Wie Demokratie ohne diesen freien Diskurs aussieht, kann man sich derzeit in Russland anschauen. Nenn mich Paranoid, aber genau die Mechanismen, die Du beschreibst (bestimmte Themen kommen einfach nicht in die Medien, manche Meinungen sind einfach "pfui" und werden zum Karriererisiko, wer Fragen stellt, macht sich verdächtig, "die da oben werden schon wissen was richtig ist"), führen eben dazu, dass die breite öffentliche Diskussion nicht mehr stattfindet und dass auch Westeuropa zunehmend in Richtung einer von Eliten gelenkten Demokratie abdriftet.

Meine Meinung: Es sollte zumindest möglich sein, gegen Eingriffe wie die Vorratsdatenspeicherung oder dieses extrem restriktive Sexualstrafrecht das Referendum zu ergreifen und das Volk entscheiden zu lassen. Das würde am Ergebnis vielleicht nichts ändern, aber das Bewusstsein stärken, dass da etwas passiert, und das das keineswegs unumstritten ist.

Diese Mobilisierung der Kritik könnte dann, vielleicht zu einem viel späteren Zeitpunkt und in einem ganz anderen Kontext, wirklich einen Unterschied machen.

Liebe Grüsse, P
Björn (Gast) - 13. Dez, 13:18

Interessante Gedanken zu einem ähnlich gelagerten Gesetz, das gerade in den USA akzeptiert wurde, gibt es hier ab Absatz 8:

http://www.comicbookresources.com/columns/index.cgi?column=pd&article=2943

MMarheinecke - 13. Dez, 21:00

Interessant und unbedingt lesenswert, ich kopiere den Abschnitt mal 'rein

(Das meiste ist auch auf deutsche Verhältnisse übertragbar, auch wenn die sexuellen Normen bei uns etwas freizügiger sind. Der neue 184b StGB bietet für Kinder (unter 14) keinen Deut mehr Schutz als die bisherige Regelung, aber schafft neue Rechtsunsicherheit, vor allem bei Jugendlichen - denn nach der neuen Fassung heißt es nicht mehr:
1) Wer pornographische Schriften (§ 11 Abs. 3), die den sexuellen Missbrauch von Kindern (§§ 176 bis 176b) zum Gegenstand haben (kinderpornographische Schriften) (...)
sondern
1) Wer pornographische Schriften (§ 11 Abs. 3), die sexuelle Handlungen von, an oder vor Personen unter achtzehn Jahren zum Gegenstand haben (kinder- und jugendpornographische Schriften) (...)
!


What's probably of more importance to the comics industry, certainly to the manga industry, is an impending bill passed last week by the House Of Representatives requiring all ISPs to police their systems for incidents of "child pornography," with large fines if they fail. (If I understand it correctly it still needs to pass the Senate.) While I doubt anyone's going to defend kiddy porn, one of the more heinous practices the human race has yet invented, the big problem is that, as with most anti-pornography bills passed by Congress, there's no definition of "child pornography" in it. Meaning ISPs, which by traditional law have been generally held not responsible for material individuals place on them, would be in the position of being especially restrictive cops on anything that even had the faintest whiff of possible interpretation of kiddy porn.

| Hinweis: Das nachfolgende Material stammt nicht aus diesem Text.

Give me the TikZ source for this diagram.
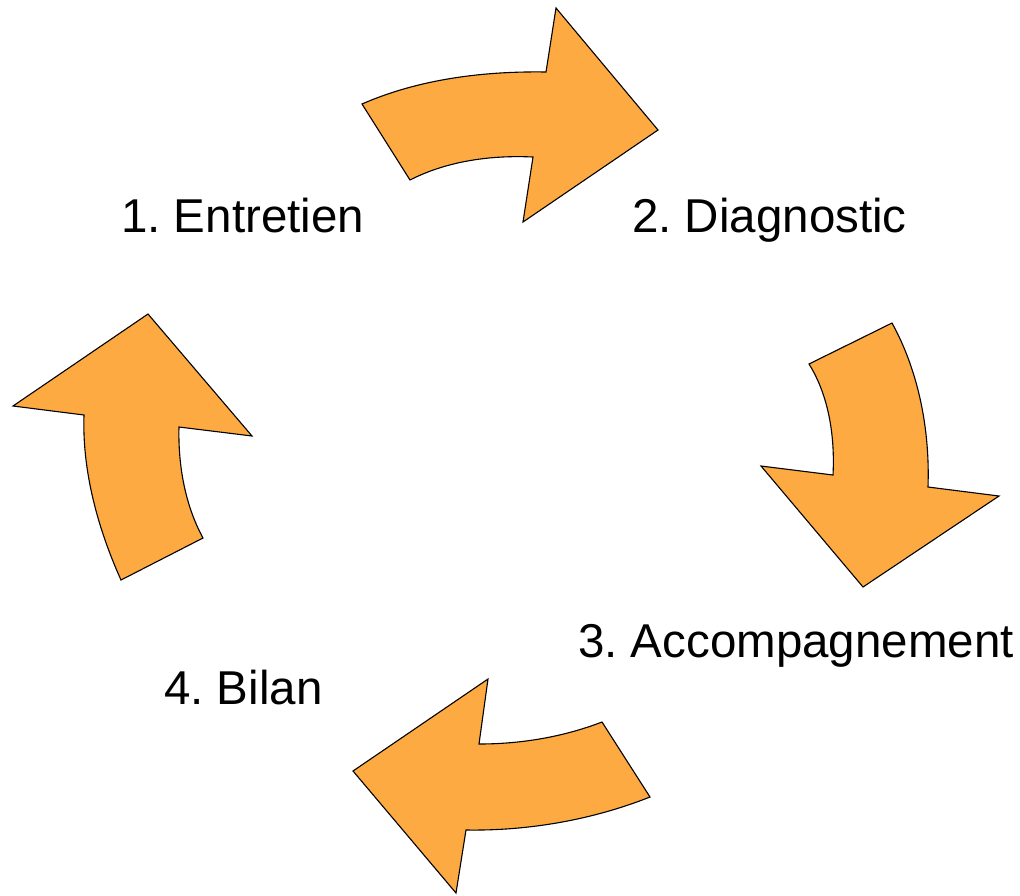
\documentclass[tikz,border=0pt]{standalone}
\usepackage{fontspec}
\setmainfont{Liberation Sans}
\usepackage{tikz}
\usetikzlibrary{positioning}
\definecolor{cycleorange}{RGB}{253,170,66}

\begin{document}
\frenchspacing
\begin{tikzpicture}[x=1pt,y=-1pt,
    cyclearrow/.style={fill=cycleorange,draw=black,line width=1.1pt,line join=miter},
    steplabel/.style={anchor=base west,inner sep=0pt,font=\fontsize{47.5}{57}\selectfont}]
    \useasboundingbox (0,0) rectangle (1020,895);

    % Etapes du cycle
    \node[steplabel] (entretien) at (121,232) {1. Entretien};
    \node[steplabel] (diagnostic) at (632,232) {2. Diagnostic};
    \node[steplabel] (accomp) at (578,657) {3. Accompagnement};
    \node[steplabel] (bilan) at (164,704) {4. Bilan};

    % Fleche 1 -> 2
    \draw[cyclearrow] (362,104) .. controls (419,79) and (484,71) .. (546,72)
        -- (556,8) -- (658,130) -- (523,222) -- (533,157)
        .. controls (491,155) and (447,161) .. (410,180) -- cycle;

    % Fleche 2 -> 3
    \draw[cyclearrow] (892,323) -- (809,364)
        .. controls (829,396) and (835,437) .. (833,475)
        -- (761,466) -- (863,587) -- (999,496) -- (928,487)
        .. controls (930,431) and (919,372) .. cycle;

    % Fleche 3 -> 4
    \draw[cyclearrow] (650,797) -- (602,722)
        .. controls (563,737) and (521,744) .. (479,744)
        -- (488,679) -- (353,771) -- (456,893) -- (466,830)
        .. controls (528,831) and (592,820) .. cycle;

    % Fleche 4 -> 1
    \draw[cyclearrow] (121,580) -- (203,538)
        .. controls (185,505) and (178,465) .. (179,427)
        -- (252,436) -- (148,314) -- (13,406) -- (84,415)
        .. controls (82,471) and (98,529) .. cycle;
\end{tikzpicture}
\end{document}
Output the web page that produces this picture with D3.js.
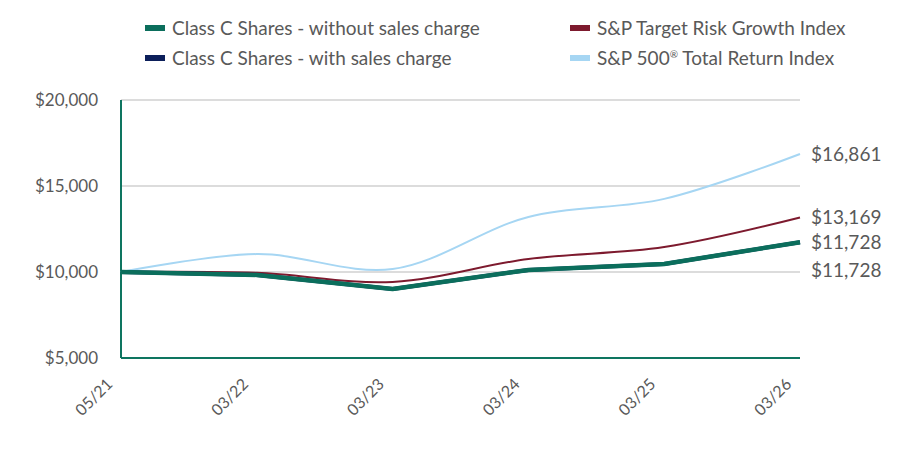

Is a photo of a naked 2 year old running through a sprinkler kiddy porn, or does there need to be some specifically intended sexual content for the term to apply? What about five and six-year-old beauty/dance pageant contestants dressed up like 30 year old hookers? Is a drawing of a naked child the same thing, under that bill, as a photo of one? How equivalent to a similarly themed photo is a sexual drawing of a child?

If the Mike Diana case is any indicator, the courts and legislature don't distinguish between the two at all. (Diana, in the late '80s, was a comics artist, and not an especially good one, who was forbidden by a judge to even draw any of his creepy fantasies after he received a sex crimes conviction – I forget, was it pedophilia? – and higher courts upheld the restriction. A Florida case, natch.)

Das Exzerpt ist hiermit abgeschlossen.